> [Entries provided]
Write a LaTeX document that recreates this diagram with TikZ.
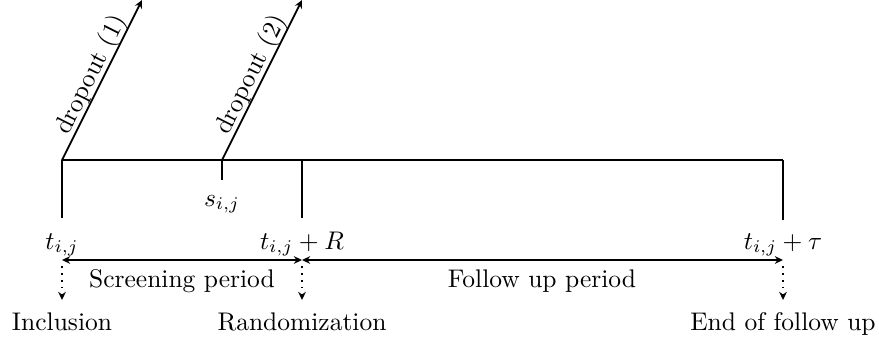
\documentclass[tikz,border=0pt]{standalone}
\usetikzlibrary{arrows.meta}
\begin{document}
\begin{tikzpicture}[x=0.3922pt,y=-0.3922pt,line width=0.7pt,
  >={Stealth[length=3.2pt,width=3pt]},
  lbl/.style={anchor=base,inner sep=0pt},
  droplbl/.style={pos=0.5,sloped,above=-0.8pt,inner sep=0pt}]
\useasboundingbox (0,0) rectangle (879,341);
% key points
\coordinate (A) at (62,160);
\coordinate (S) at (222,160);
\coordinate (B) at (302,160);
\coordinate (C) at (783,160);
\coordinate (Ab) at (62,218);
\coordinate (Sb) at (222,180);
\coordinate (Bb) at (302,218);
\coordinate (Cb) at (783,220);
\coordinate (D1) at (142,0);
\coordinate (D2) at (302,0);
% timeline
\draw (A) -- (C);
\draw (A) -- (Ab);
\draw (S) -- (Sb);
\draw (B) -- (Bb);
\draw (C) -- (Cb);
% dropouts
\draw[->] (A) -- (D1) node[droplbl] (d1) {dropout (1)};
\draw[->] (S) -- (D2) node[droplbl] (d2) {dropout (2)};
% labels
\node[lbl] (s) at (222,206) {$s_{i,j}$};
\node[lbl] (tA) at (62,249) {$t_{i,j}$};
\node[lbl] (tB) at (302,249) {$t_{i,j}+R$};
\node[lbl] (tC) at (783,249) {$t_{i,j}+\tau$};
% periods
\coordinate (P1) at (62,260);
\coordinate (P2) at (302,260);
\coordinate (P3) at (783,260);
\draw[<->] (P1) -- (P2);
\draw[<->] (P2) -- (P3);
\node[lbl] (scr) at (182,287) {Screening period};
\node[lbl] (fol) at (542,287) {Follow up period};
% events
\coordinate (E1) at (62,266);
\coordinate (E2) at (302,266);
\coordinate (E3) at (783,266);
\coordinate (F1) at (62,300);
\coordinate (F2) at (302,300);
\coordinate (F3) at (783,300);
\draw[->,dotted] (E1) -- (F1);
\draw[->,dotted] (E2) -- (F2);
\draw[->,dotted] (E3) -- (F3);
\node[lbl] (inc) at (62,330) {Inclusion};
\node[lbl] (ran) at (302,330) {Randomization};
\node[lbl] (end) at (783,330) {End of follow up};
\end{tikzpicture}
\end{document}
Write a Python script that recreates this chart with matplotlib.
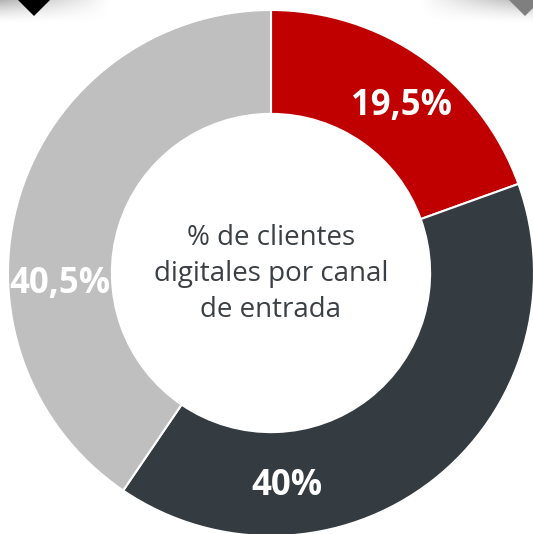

> [What you are asked to do]
Without including the pictures, reproduce all entries exactly.

> [Solution for this exercise]
Write a LaTeX document that recreates this diagram with TikZ.
\documentclass[tikz,border=0pt]{standalone}
\usetikzlibrary{arrows.meta}
\begin{document}
\begin{tikzpicture}[x=0.3922pt,y=-0.3922pt,line width=0.7pt,
  >={Stealth[length=3.2pt,width=3pt]},
  lbl/.style={anchor=base,inner sep=0pt},
  droplbl/.style={pos=0.5,sloped,above=-0.8pt,inner sep=0pt}]
\useasboundingbox (0,0) rectangle (879,341);
% key points
\coordinate (A) at (62,160);
\coordinate (S) at (222,160);
\coordinate (B) at (302,160);
\coordinate (C) at (783,160);
\coordinate (Ab) at (62,218);
\coordinate (Sb) at (222,180);
\coordinate (Bb) at (302,218);
\coordinate (Cb) at (783,220);
\coordinate (D1) at (142,0);
\coordinate (D2) at (302,0);
% timeline
\draw (A) -- (C);
\draw (A) -- (Ab);
\draw (S) -- (Sb);
\draw (B) -- (Bb);
\draw (C) -- (Cb);
% dropouts
\draw[->] (A) -- (D1) node[droplbl] (d1) {dropout (1)};
\draw[->] (S) -- (D2) node[droplbl] (d2) {dropout (2)};
% labels
\node[lbl] (s) at (222,206) {$s_{i,j}$};
\node[lbl] (tA) at (62,249) {$t_{i,j}$};
\node[lbl] (tB) at (302,249) {$t_{i,j}+R$};
\node[lbl] (tC) at (783,249) {$t_{i,j}+\tau$};
% periods
\coordinate (P1) at (62,260);
\coordinate (P2) at (302,260);
\coordinate (P3) at (783,260);
\draw[<->] (P1) -- (P2);
\draw[<->] (P2) -- (P3);
\node[lbl] (scr) at (182,287) {Screening period};
\node[lbl] (fol) at (542,287) {Follow up period};
% events
\coordinate (E1) at (62,266);
\coordinate (E2) at (302,266);
\coordinate (E3) at (783,266);
\coordinate (F1) at (62,300);
\coordinate (F2) at (302,300);
\coordinate (F3) at (783,300);
\draw[->,dotted] (E1) -- (F1);
\draw[->,dotted] (E2) -- (F2);
\draw[->,dotted] (E3) -- (F3);
\node[lbl] (inc) at (62,330) {Inclusion};
\node[lbl] (ran) at (302,330) {Randomization};
\node[lbl] (end) at (783,330) {End of follow up};
\end{tikzpicture}
\end{document}
Write a Python script that recreates this chart with matplotlib.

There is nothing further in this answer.